Tensions between the U.S. and China are unlikely to escalate into a global trade war, even as geopolitical friction intensifies across Asia, Sri Lanka’s prime minister said.
Ranil Wickremesinghe said President-elect Donald Trump’s election pledge to bring back jobs and revive U.S. manufacturing has more to do with Mexico than with China.
“I can’t see a major trade war,” Wickremesinghe said in an interview with Bloomberg on Tuesday at the World Economic Forum in Davos, Switzerland. “Modern China is partly a creation of the U.S. And these are interdependent economies. So what do you do?”
“He may impose some restrictions, maybe nominally, but the Chinese have also said they will not allow any unilateral action by USA,” he added. “There may be discussions on how the deficit can be narrowed to the U.S. advantage. This may be the initial negotiating position. But I can’t see how they can go beyond it.”

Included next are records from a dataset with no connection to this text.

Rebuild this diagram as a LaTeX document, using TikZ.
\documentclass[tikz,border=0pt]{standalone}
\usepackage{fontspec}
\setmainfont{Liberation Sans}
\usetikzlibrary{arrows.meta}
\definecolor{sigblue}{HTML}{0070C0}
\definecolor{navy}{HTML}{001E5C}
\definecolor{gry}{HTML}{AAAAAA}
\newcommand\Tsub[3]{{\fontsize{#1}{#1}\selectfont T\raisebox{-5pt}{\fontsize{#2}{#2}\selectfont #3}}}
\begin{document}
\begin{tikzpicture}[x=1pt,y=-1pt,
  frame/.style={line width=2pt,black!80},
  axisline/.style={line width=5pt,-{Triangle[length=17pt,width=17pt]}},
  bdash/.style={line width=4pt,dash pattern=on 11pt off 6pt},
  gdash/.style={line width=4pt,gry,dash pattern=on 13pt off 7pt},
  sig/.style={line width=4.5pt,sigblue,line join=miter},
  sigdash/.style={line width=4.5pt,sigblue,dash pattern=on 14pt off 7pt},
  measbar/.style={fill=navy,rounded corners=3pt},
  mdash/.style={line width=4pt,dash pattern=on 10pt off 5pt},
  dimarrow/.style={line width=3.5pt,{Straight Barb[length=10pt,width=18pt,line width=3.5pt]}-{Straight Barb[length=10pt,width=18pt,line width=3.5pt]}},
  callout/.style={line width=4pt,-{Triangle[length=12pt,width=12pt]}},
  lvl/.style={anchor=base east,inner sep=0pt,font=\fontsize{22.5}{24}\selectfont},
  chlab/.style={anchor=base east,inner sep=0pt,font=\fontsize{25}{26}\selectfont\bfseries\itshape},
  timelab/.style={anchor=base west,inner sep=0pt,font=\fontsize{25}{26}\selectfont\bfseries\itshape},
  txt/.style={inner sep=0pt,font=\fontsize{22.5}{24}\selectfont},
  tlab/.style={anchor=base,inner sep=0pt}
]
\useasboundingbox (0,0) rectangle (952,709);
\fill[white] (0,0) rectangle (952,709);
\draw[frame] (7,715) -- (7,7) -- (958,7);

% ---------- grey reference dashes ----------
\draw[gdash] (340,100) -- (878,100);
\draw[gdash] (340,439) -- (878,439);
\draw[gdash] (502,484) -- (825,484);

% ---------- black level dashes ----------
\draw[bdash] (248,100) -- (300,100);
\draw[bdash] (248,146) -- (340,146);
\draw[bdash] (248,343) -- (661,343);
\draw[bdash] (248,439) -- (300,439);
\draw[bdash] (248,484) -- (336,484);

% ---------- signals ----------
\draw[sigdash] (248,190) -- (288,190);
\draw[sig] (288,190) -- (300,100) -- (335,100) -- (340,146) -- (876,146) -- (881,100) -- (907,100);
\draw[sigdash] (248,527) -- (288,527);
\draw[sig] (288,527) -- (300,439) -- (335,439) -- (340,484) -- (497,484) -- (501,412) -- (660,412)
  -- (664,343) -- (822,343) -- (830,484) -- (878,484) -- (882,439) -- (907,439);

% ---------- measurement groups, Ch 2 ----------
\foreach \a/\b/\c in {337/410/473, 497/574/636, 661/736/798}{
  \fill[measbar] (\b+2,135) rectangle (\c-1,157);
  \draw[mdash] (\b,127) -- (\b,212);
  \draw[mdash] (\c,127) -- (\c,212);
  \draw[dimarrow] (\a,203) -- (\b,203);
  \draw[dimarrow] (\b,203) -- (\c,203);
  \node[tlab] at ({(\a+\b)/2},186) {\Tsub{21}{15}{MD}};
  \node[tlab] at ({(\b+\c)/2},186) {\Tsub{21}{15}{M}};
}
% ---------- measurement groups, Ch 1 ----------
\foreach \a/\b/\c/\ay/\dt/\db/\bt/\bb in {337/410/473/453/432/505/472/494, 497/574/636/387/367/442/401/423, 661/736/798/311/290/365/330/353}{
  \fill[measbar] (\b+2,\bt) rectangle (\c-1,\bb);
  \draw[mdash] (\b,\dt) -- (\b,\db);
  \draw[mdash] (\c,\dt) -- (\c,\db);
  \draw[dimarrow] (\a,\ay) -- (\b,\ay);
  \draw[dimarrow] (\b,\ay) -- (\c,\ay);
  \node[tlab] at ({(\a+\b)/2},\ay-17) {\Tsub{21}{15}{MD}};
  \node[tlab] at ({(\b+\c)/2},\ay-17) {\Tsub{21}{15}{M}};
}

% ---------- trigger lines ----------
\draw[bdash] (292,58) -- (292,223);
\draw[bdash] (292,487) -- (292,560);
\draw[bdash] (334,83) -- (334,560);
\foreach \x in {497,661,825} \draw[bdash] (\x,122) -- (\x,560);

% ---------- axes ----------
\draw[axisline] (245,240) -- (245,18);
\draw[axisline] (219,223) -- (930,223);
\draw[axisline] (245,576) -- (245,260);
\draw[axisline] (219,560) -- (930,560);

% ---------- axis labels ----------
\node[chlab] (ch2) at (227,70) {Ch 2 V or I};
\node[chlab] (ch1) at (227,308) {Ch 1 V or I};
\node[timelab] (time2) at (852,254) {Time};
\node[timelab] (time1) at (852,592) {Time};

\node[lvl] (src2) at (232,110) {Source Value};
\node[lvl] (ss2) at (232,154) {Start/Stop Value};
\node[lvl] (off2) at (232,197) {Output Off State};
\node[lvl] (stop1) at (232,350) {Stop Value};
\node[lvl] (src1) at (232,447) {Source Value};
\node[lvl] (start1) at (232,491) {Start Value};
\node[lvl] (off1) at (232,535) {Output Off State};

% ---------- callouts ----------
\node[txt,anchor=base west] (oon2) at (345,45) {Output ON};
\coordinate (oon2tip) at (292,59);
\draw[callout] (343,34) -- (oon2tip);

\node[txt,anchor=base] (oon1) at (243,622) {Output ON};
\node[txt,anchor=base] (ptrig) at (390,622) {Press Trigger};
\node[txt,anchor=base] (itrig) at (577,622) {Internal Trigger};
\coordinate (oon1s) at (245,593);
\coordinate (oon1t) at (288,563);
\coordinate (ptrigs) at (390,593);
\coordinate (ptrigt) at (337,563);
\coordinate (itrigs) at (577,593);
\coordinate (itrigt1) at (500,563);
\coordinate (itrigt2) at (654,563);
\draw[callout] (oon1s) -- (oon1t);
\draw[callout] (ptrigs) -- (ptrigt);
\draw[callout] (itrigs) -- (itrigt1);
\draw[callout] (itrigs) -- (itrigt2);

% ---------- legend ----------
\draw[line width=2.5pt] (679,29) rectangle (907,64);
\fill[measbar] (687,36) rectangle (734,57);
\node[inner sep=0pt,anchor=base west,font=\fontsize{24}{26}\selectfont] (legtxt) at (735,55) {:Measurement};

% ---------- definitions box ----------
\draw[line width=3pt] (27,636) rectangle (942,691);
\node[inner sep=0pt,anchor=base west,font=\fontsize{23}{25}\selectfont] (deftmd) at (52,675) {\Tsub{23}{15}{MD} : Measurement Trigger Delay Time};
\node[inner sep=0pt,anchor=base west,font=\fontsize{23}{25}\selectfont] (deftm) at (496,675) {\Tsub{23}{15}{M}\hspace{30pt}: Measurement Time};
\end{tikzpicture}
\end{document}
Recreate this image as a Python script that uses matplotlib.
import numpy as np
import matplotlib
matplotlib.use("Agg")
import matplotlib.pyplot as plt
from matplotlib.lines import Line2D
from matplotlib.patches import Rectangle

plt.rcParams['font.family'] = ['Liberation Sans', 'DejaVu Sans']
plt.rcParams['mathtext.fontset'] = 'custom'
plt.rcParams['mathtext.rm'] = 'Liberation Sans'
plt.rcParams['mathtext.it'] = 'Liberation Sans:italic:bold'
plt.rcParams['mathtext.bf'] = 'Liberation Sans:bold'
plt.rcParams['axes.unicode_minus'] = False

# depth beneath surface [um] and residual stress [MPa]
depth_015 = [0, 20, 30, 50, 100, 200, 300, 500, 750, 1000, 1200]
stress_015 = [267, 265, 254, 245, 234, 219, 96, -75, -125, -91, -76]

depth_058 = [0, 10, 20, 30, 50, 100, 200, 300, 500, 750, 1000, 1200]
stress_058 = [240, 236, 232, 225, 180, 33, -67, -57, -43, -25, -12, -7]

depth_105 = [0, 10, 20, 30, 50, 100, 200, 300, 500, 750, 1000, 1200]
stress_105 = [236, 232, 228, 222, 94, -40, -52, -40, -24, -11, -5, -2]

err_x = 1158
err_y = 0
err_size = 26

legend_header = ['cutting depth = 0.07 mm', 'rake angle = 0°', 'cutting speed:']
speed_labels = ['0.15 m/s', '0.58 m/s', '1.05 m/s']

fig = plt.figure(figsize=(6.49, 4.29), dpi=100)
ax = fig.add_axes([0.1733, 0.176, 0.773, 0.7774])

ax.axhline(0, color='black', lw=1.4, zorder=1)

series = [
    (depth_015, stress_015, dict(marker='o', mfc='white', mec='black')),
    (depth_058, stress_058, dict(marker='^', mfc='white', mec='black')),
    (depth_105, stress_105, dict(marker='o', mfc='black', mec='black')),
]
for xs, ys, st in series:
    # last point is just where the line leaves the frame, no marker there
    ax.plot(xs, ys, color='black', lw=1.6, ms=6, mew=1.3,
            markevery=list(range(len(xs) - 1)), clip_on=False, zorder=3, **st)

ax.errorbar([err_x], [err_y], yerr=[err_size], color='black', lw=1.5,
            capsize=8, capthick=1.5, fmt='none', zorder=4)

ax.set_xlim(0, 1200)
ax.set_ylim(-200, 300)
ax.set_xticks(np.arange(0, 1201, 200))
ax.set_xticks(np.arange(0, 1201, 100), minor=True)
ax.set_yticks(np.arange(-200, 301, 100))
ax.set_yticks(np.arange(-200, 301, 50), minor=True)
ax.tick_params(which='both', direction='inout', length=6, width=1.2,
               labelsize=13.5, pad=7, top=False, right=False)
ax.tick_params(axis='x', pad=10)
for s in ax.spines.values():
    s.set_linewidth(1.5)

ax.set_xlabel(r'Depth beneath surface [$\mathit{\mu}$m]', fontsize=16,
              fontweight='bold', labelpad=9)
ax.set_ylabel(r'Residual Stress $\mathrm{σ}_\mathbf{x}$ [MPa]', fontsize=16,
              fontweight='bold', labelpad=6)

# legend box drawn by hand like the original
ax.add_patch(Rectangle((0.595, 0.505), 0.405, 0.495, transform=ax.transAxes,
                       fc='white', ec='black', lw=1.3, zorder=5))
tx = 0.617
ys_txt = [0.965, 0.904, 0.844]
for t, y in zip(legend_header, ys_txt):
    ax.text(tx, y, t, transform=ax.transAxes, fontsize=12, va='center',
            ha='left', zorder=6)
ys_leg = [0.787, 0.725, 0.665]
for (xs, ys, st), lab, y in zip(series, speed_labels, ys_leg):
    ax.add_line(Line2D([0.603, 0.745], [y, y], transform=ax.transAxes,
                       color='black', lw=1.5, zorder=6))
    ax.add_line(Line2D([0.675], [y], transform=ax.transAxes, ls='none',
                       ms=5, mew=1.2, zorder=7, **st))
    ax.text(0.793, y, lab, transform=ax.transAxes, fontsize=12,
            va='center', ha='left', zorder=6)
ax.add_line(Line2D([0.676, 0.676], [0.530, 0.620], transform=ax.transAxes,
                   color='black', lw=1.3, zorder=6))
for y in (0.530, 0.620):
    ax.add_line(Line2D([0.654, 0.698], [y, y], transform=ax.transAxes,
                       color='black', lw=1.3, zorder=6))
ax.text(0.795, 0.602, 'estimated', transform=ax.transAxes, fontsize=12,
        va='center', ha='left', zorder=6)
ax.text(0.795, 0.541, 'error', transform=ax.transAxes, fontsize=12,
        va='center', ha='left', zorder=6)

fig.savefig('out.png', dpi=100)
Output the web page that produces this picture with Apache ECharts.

Wickremesinghe said the continued expansion of the Asia’s middle class presents a huge opportunity for global investors. Chinese investments will help Sri Lanka’s $82 billion economy expand at the fastest pace since 2012, the central bank said recently.
At the same time, Wickremesinghe said, China, India and Japan are trying to maintain their own spheres of influence in the region.
“There will be some friction as they try to assert themselves, each one having their own area of influence. This will be more acute in the case of China and Japan, who are next to each other,” Wickremesinghe said.
There is also tension between China and India, he said, but this is unlikely to lead to conflict because India is focused on domestic economic reforms.
“India is also trying to identify a role for itself in the region, they don’t want to be challenged by others,” Wickremesinghe said. “We expect this to go on for some time, but it is not going to break out into a war.”
Wickremesinghe said his country was busy trying to expand and deepen an existing trade agreement with India, Sri Lanka’s largest trading partner, to include various services. He said he has told China that Sri Lanka values its relationship with India.
Referring to Indonesia’s anger over a bearish call on Indonesian equities from JPMorgan Chase & Co., Wickremesinghe said large Asian economies such as China, India and Indonesia were now using their new economic clout to push back against western banks.
Indonesia’s government had said it terminated all business relationships with the bank after the release of a November research report that Jakarta labeled not “accurate or credible.” JPMorgan reversed its call in a January report.
“It’s a decision of the Asian countries, just using their new clout because they feel that a lot of this is being owned out there in the west, and it can be unfair to them,” he said. “You’re going to see it more.” Wickremesinghe noted smaller countries like Sri Lanka would not take such action.
Sri Lanka is also on track to sell a $1.1 billion stake in a major port to China despite protests opposing the project. Wickremesinghe said details of the Hambantota port project will be presented to parliament in February — it is then the total amount of land for the port’s surrounding economic and industrial zone would be finalized.
“That should come through. I can’t see any major impediments,” he said.
There have been protests against the deal in recent months, as local villagers and Buddhist monks clash with government supporters over the port and a surrounding economic zone.
Wickremesinghe downplayed geopolitical concerns about China’s investment in physical port infrastructure in India’s backyard, noting that Sri Lanka’s defense ministry and navy have responsibility for protecting the site.
“As far as security aspects are concerned, that is ours,” he said. “It’s open for anyone to come and invest commercially.”